- **Information provided**

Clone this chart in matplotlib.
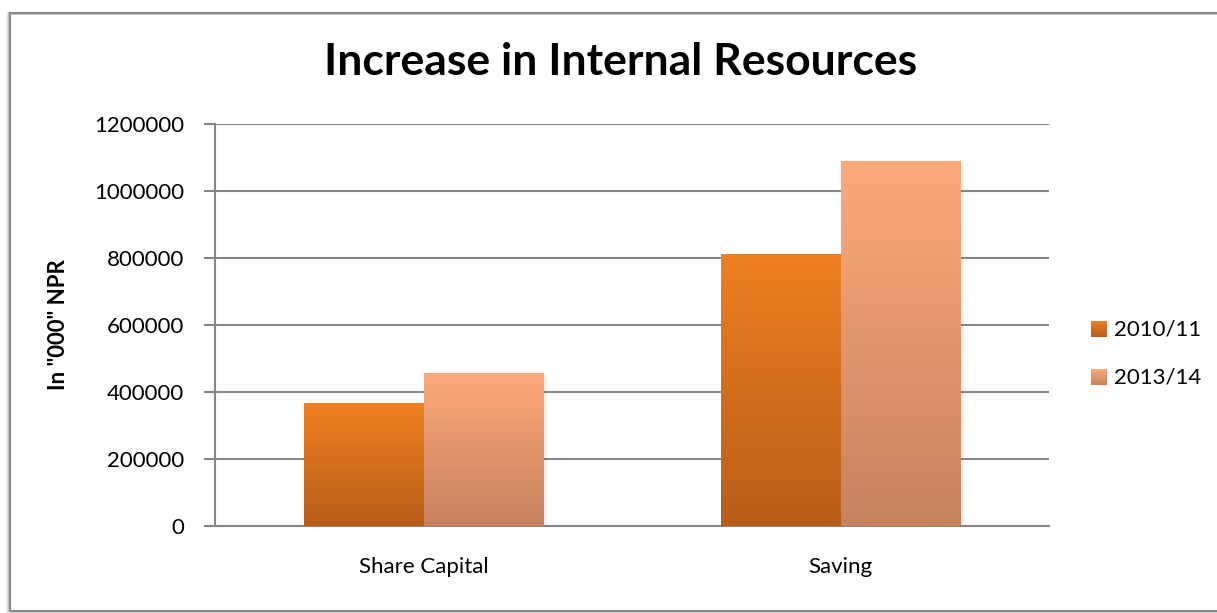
import matplotlib.pyplot as plt
import numpy as np
from matplotlib.patches import Rectangle
from matplotlib.colors import LinearSegmentedColormap

categories = ["Share Capital", "Saving"]
series_names = ["2010/11", "2013/14"]
values_2010 = [366000, 811000]
values_2013 = [456000, 1088000]
y_ticks = [0, 200000, 400000, 600000, 800000, 1000000, 1200000]

# top / bottom colours of the gradient fill for each series
grad_2010 = ("#EF8022", "#B75D18")
grad_2013 = ("#FDAA7B", "#C6825F")

plt.rcParams['font.family'] = ['Lato', 'DejaVu Sans']

fig = plt.figure(figsize=(12.17, 6.13), dpi=100)
W, H = 1217, 613

# outer chart frame with a soft shadow
for i, a in enumerate([0.05, 0.08, 0.12]):
    off = 3 - i
    fig.patches.append(Rectangle(((10 - off) / W, (613 - 611 - off) / H), 1.2, (598 + off) / H,
                                 transform=fig.transFigure, fill=False,
                                 edgecolor="black", alpha=a, linewidth=2))
fig.patches.append(Rectangle((10 / W, 2 / H), 1.2, 598 / H, transform=fig.transFigure,
                             fill=False, edgecolor="#8a8a8a", linewidth=1.5))

ax = fig.add_axes([215 / W, 1 - 526 / H, (1049 - 215) / W, (526 - 123.5) / H])

x = np.arange(len(categories))
width = 2 / 7

bars_a = ax.bar(x - width / 2, values_2010, width, color=grad_2010[0], label=series_names[0], zorder=3)
bars_b = ax.bar(x + width / 2, values_2013, width, color=grad_2013[0], label=series_names[1], zorder=3)

grad = np.linspace(1, 0, 256).reshape(-1, 1)
for bars, cols in ((bars_a, grad_2010), (bars_b, grad_2013)):
    cmap = LinearSegmentedColormap.from_list("g", [cols[1], cols[0]])
    for b in bars:
        x0, w, h = b.get_x(), b.get_width(), b.get_height()
        # faint shadow on the right of each bar
        for k, al in enumerate([0.06, 0.04, 0.02]):
            ax.add_patch(Rectangle((x0 + w, 0), 0.004 * (k + 1), h * (1 - 0.005 * k),
                                   color="black", alpha=al, zorder=2.5, linewidth=0))
        im = ax.imshow(grad, cmap=cmap, extent=[x0, x0 + w, 0, h], aspect="auto", zorder=3.5)
        im.set_clip_path(b)

ax.set_xlim(-0.5, 1.5)
ax.set_ylim(0, 1200000)
ax.set_yticks(y_ticks)
ax.set_yticklabels([str(v) for v in y_ticks], fontsize=16)
ax.set_xticks(x)
ax.set_xticklabels(categories, fontsize=16)
ax.tick_params(axis="y", length=8, width=1.5, color="#868686", pad=14)
ax.tick_params(axis="x", length=0, pad=22)
ax.yaxis.grid(True, color="#868686", linewidth=1.5, zorder=1)
ax.set_axisbelow(True)
for s in ("top", "right"):
    ax.spines[s].set_visible(False)
for s in ("left", "bottom"):
    ax.spines[s].set_color("#868686")
    ax.spines[s].set_linewidth(1.5)

ax.set_ylabel('In "000" NPR', fontsize=16, fontweight="bold", labelpad=18)

fig.text(621 / W, 1 - 62 / H, "Increase in Internal Resources", fontsize=32,
         fontweight="bold", ha="center", va="center")

# legend with gradient swatches
for i, (name, cols) in enumerate(zip(series_names, (grad_2010, grad_2013))):
    yc = [329, 377][i]
    cmap = LinearSegmentedColormap.from_list("g", [cols[1], cols[0]])
    lax = fig.add_axes([1091 / W, 1 - (yc + 8) / H, 16 / W, 16 / H])
    lax.imshow(grad, cmap=cmap, aspect="auto")
    lax.axis("off")
    fig.text(1114 / W, 1 - yc / H, name, fontsize=16, va="center", ha="left")

fig.savefig("out.png", dpi=100)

- **What you need to do**
Return only the lines from the start of the data through the line that contains "W, H = 1217, 613", please, copying them exactly and omitting all pictures.

- **Final answer**
Clone this chart in matplotlib.
import matplotlib.pyplot as plt
import numpy as np
from matplotlib.patches import Rectangle
from matplotlib.colors import LinearSegmentedColormap

categories = ["Share Capital", "Saving"]
series_names = ["2010/11", "2013/14"]
values_2010 = [366000, 811000]
values_2013 = [456000, 1088000]
y_ticks = [0, 200000, 400000, 600000, 800000, 1000000, 1200000]

# top / bottom colours of the gradient fill for each series
grad_2010 = ("#EF8022", "#B75D18")
grad_2013 = ("#FDAA7B", "#C6825F")

plt.rcParams['font.family'] = ['Lato', 'DejaVu Sans']

fig = plt.figure(figsize=(12.17, 6.13), dpi=100)
W, H = 1217, 613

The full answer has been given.